The tax free portion and the taxable portion of the lump sum are determined using the worksheet below. The tax-free portion ($6,000) and the taxable portion ($24,000) are shown on lines 4 and 5, respectively. The taxable portion of $24,000 is Charles’ net cost in the FERS which is used to calculate the taxable part of his reduced annuity (see below).
Note that Charles can request that OPM directly transfer the fully taxable $24,000 portion of his lump sum payment into a rollover traditional IRA. If he does, he will not pay income tax on the $24,000 until he withdraws the funds from his traditional IRA.
Lump Sum Payment Made in installments
If an employee chooses the AFA option, the retired employee will receive the lump sum payment usually in two equal installments. The first installment will be paid by OPM shortly after the employee retires. The second installment will be paid with interest in the next calendar year. Exceptions to the installment rule are provided for cases of critical medical need.
Even though the lump sum payment is made in installments, the overall tax treatment is the same as if the entire payment was paid at once. If the payment has a tax-free portion, then the recipient must treat the taxable portion as received first.
These annuitants who have chosen to receive a lump sum payment under the AFA option will also receive reduced monthly annuity payments. These annuity payments will have a tax-free and a taxable portion. Under the Simplified Method, the tax-free portion of the monthly annuity is compute as discussed in a previous MFR column. However, the annuitant’s “cost” in the retirement plan (CSRS or FERS) will not include the tax-free portion of the lump sum payment made under the alternative annuity option.
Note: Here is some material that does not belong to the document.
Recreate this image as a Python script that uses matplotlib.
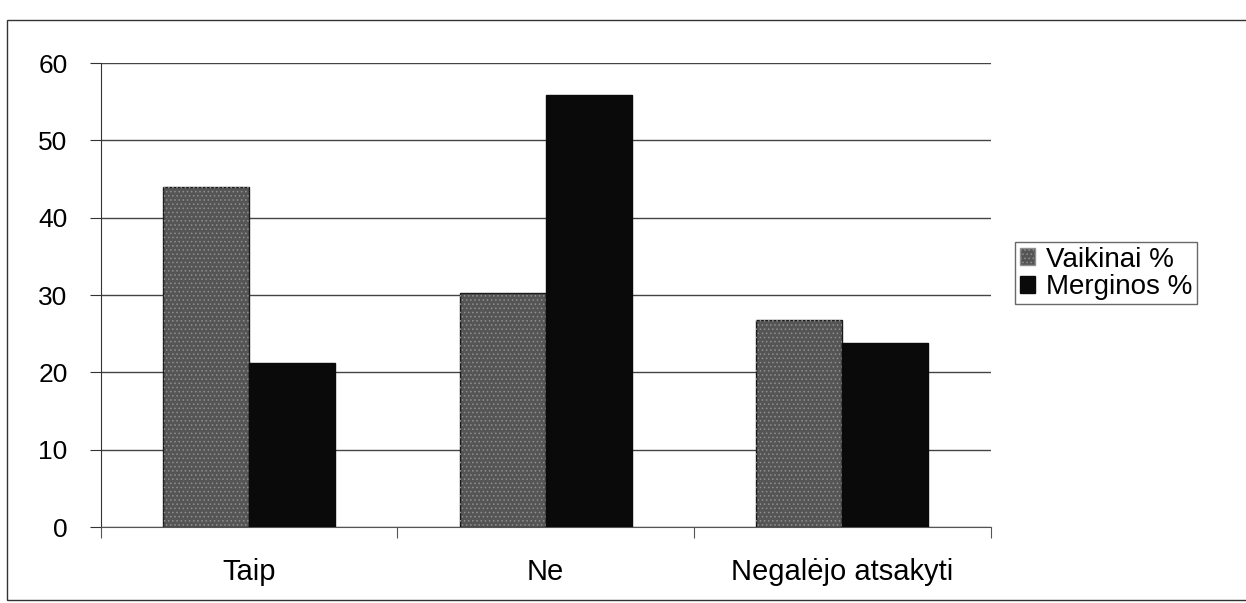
import matplotlib.pyplot as plt
import matplotlib.patches as mpatches
import numpy as np

# data
categories = ["Taip", "Ne", "Negalėjo atsakyti"]
vaikinai = [44.0, 30.3, 26.8]
merginos = [21.2, 55.8, 23.8]
series_names = ["Vaikinai %", "Merginos %"]
yticks = [0, 10, 20, 30, 40, 50, 60]

plt.rcParams['font.family'] = ['Liberation Sans', 'DejaVu Sans']
plt.rcParams['hatch.linewidth'] = 0.6

fig = plt.figure(figsize=(12.46, 6.03), dpi=100)
ax = fig.add_axes([0.081, 0.126, 0.714, 0.7695])

x = np.arange(len(categories))
w = 0.29

ax.bar(x - w / 2, vaikinai, w, color='#555555', edgecolor='#1a1a1a', linewidth=1, zorder=3)
ax.bar(x - w / 2, vaikinai, w, color='none', edgecolor='#909090', hatch='....', linewidth=0, zorder=3)
ax.bar(x + w / 2, merginos, w, color='#0a0a0a', edgecolor='#0a0a0a', linewidth=1, zorder=3)

ax.set_xlim(-0.5, len(categories) - 0.5)
ax.set_ylim(0, 60)
ax.set_yticks(yticks)
ax.set_yticklabels([str(t) for t in yticks], fontsize=19)
ax.set_xticks(x)
ax.set_xticklabels(categories, fontsize=21)
ax.tick_params(axis='x', length=0, pad=22)
ax.tick_params(axis='y', length=8, width=0.8, color='#333333', pad=16)

# category boundary ticks
ax.set_xticks(np.arange(len(categories) + 1) - 0.5, minor=True)
ax.tick_params(axis='x', which='minor', length=8, width=0.8, color='#555555')

ax.grid(axis='y', color='#444444', linewidth=1, zorder=0)
ax.spines['top'].set_visible(False)
ax.spines['right'].set_visible(False)
ax.spines['left'].set_color('#333333')
ax.spines['left'].set_linestyle((0, (6, 1)))
ax.spines['bottom'].set_color('#555555')

# outer chart frame
frame = mpatches.Rectangle((7 / 1246, 0.005), 1.0, 1 - 20 / 603 - 0.005,
                           transform=fig.transFigure, fill=False,
                           edgecolor='#333333', linewidth=1)
fig.patches.append(frame)

h1 = mpatches.Patch(facecolor='#555555', edgecolor='#909090', hatch='....')
h2 = mpatches.Patch(facecolor='#0a0a0a', edgecolor='#0a0a0a')
leg = fig.legend([h1, h2], series_names, loc='upper left',
                 bbox_to_anchor=(0.815, 0.598), fontsize=20, fancybox=False,
                 handlelength=0.55, handleheight=0.55, handletextpad=0.4,
                 borderpad=0.15, labelspacing=0.05, borderaxespad=0)
leg.get_frame().set_edgecolor('#444444')
leg.get_frame().set_linewidth(1)

fig.savefig('out.png', dpi=100)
For example, Charles “cost” in the plan will not include the $6,000 received tax-free as part of his lump sum payment.
The AFA election will not affect the amount of the survivor annuity benefit. However, an AFA election does require the written consent of the current spouse. In the case of a former spouse who is entitled by a court order to a survivor benefit or a portion of the retirement benefit, the law prohibits election of an alternative form of annuity – even if the former spouse consents.